"If I think about the future of cinema as art, I shiver" (Y. Ozu, 1959)

INTERZONE – Rotolo armeno (Yervant Gianikian e Angela Ricci Lucchi)

Monday, 26 October 2015 18:25

Edipo Massi

Parlare per immagini

Rotolo armenoNon è detto (e già dire la parola dire implica la caduta d’ogni parola) che lo scrivere abbia a che fare con la parola scritta più di quanto le immagini riguardino se stesse, il proprio corpo, per essere immagini. Piuttosto si tratta di una doppia invisibilità, di un’unica radice umida che frana in entrambe le direzioni.

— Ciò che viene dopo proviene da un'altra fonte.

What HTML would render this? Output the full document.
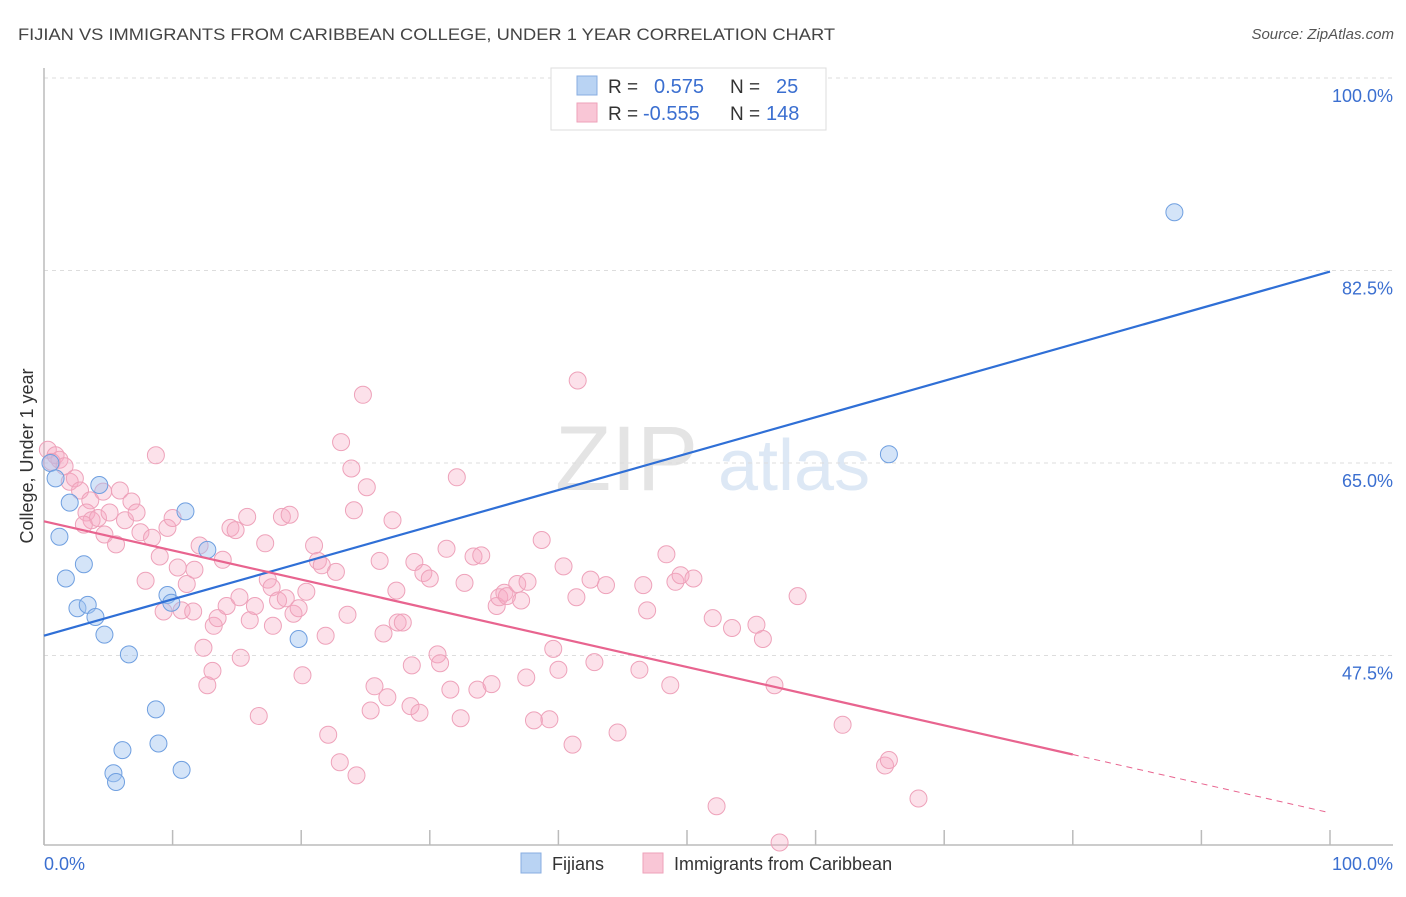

Lo sanno bene Yervant Gianikian e Angela Ricci-Lucchi che srotolano il loro Rotolo armeno sull’isola degli armeni in occasione della Biennale Arte 2015. La scrittura, in questo caso, è azzerata e subito rediviva nel riflusso, cioè avviene prima, viene da un prima che come sempre in quanto passato insiste sul presente: è un a solo che comprende suono, dettato, traduzione, racconto: voce (e scusate se mi dilungo un po’ fiaba su fiaba immaginando l’orale traversia della cosiridetta parola, i circoli intorno al fuoco, le stelle crogiolanti, gli zoccoli dei cavalli scalpitanti, i rintocchi e gli impatti e le fughe delle lingue – armene turche persiane curde… - la luna coi suoi lupi voraci iniettati di sangue, i mari e i fiumi gorgoglianti, re e regine sperduti sulle rive, padri, figli, spose, bugie, verità, deserti, notti, giorni…). E nei passages ecco un tourbillon di storie favolose che invece di imprimersi tentano coraggiose l’ultima diaspora colando dalla ruga dolce di un tappeto di acquarelli, come un dono che si ripercuote su un altro dono, cucendosi l’un l’altra sulla massa leggera di colori. Fiabe che attingono a un archivio insepolto e lo irradiano inventando nuovi margini e appuntando tasselli viaggianti (letteratura?) di una nuova possibilità geografica che riscrive il posizionamento stesso dell’occhio, carrello da un lato all’altro del rotolo sottovetro e insieme caduta e smarrimento e impeto goccia a goccia, che quasi non si sa più – che bellezza, finalmente! – da che parte incominciare a guardare (cinema?).

Gianikian e Ricci-Lucchi di questa memoria viva e fiammeggiante trattengono anche – di nuovo: dal passato al presente – l’orrore della carneficina, l’esodo, l’esilio, la morte (Raphael, il padre di Gianikian, il traduttore delle favole, profugo dall’Armenia alla Siria per scampare al genocidio, e il maremoto contrario oggi dalla Siria verso l’Europa: un altro salto nel vuoto incolmabile). La storia, come le fiabe, è una cantilena, tenera e terribile nel suo ripetersi, sempre diversamente uguale, sempre ugualmente diversa. “C’era una volta un re d’Armenia che aveva un figlio…” E, a seguire, se proprio si vuole scrivere, ecco il puro sonoro della traduzione e della lettura; oppure, se proprio si vuole filmare, ecco il meraviglioso raggrumarsi attorno a piccoli tocchi liquidi che mentre si imprimono già sono trasparenti, sgusciano via dagli occhi, impedendosi (finalmente! finalmente!) le orribili disumanità di nome stile e forma. L’archivio Gianikian e Ricci-Lucchi segue la traiettorie dei picchi e delle cadute della storia: così lontano così vicino alla parola e all’immagine da porsi nel punto loro invisibile, dove davvero trovano il respiro e la memoria dell’umanità perduta che li custodisce - contro l’odierna (e passata presente futura) barbarie.

Ma certo, parlare per immagini. Laddove appunti l’oggetto, ecco subito il distacco centrifugo dell’occhio. Non più solo rallentare l’immagine per raggiungerne e ricollocarne la trasparenza (e dunque la materia), ma tentare un continuum arabescato e anti-gerarchico capace di trasformare memorie strappate ai massacri, ancor prima che in immagini, in un pannello di luce, proprio nella struttura-filigrana della luce che è l’immagine in nuce (una cosa a metà fra Dal Polo all’Equatore, Ghiro Ghiro Tondo, e Oh! Uomo). Da sempre lettori onnivori di tutto quel che vedono, qui pennellano tutto quel che ascoltano. Ripartono da ciò che sempre si dissemina e si disloca per offrire un ritorno possibile a chi non è più tornato, o a chi è ancora in viaggio. Per vedere meglio? Non so. Non sanno. Questo è il bello (e il terribile): forse è parola, forse è immagine, il difficile è estrarle dal disastro, salvarle dal collasso. In assenza di uno sguardo generale, è sufficiente un bosco incantato, o un pesce d’oro, o un albero immortale.